Security wait times have increased as TSA screeners call in sick — coming to work not knowing when they’ll be paid is demoralizing. Air traffic controllers are working without knowing when they’ll be paid, too. But is there any reason that has to be so?
Matt Young effectively asks, should US airlines hire the screeners and air traffic controllers and pay them directly?
Airports can have private screeners following TSA protocols, instead of federal screeners. However the TSA has to approve it, which they won’t while the government is shut down (there has been a monumental bias against it to begin with).
Air traffic control is also a function that’s performed privately at some airports, controllers are represented by the same National Air Traffic Controllers Association affiliated with the AFL-CIO.
There are rules against certain federal employees having outside employment.
All of these objections make sense in the event of a short shutdown, but things have gone on and it’s not obvious when the shutdown ends. We’ve seen the federal government bring back aircraft inspectors and make payments to TSA employees that hadn’t been originally planned. Extreme measures are possible.
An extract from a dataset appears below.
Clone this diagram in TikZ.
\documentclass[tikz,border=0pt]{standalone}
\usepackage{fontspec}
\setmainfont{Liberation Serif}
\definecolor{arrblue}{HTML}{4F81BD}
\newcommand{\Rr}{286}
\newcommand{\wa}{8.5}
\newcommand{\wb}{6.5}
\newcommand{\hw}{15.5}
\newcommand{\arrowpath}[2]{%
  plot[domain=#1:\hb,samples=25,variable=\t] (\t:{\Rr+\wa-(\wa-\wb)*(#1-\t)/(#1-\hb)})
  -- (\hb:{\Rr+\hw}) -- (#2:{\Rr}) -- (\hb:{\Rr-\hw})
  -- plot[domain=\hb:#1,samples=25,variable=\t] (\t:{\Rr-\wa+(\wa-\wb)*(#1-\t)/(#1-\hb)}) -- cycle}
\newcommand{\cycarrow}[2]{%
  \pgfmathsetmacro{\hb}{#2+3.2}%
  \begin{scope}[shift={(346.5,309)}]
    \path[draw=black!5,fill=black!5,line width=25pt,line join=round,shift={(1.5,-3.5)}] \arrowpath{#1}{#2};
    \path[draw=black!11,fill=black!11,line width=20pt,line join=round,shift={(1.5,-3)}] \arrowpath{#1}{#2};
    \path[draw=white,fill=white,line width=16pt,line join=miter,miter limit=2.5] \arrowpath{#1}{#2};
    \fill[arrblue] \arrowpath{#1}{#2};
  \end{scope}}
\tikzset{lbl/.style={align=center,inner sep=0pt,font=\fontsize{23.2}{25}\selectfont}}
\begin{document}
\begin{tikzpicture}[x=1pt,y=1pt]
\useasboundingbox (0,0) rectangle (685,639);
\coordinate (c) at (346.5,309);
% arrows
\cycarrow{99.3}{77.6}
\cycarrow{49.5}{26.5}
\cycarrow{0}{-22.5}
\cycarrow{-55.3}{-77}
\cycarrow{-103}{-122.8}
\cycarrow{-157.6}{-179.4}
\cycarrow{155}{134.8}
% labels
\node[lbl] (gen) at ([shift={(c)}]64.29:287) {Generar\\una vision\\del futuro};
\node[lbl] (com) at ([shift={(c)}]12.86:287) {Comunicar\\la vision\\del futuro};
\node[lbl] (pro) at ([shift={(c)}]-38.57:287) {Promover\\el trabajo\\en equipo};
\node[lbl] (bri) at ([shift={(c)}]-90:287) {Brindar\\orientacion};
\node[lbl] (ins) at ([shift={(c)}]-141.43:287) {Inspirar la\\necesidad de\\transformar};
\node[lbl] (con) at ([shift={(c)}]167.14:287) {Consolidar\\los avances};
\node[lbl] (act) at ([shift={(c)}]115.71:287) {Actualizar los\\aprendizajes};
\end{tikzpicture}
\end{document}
Would US airlines do this? It would demonstrate they can pay for airport security and air traffic control, that they can manage these processes themselves, and so there’s little reason for the government to do it for them. It would mean they could take responsibility for their own businesses. They’d rather have taxpayers fund it.
On the other hand most US airlines have favored spinning off air traffic control to operate as a non-profit just like in Canada, where costs are lower and technology investment better. And airlines only signed on to the TSA boondoggle on the belief in exchange the Air Transportation Stabilization Board would dole out billions in subsidies. Here’s American Airlines CEO Doug Parker, then of America West, asking Congress for subsidies after 9/11.
Have we gone too far down the road of government paying for everything? Or could we return to having screeners at least paid for by the airlines (through third party contractors, no doubt)?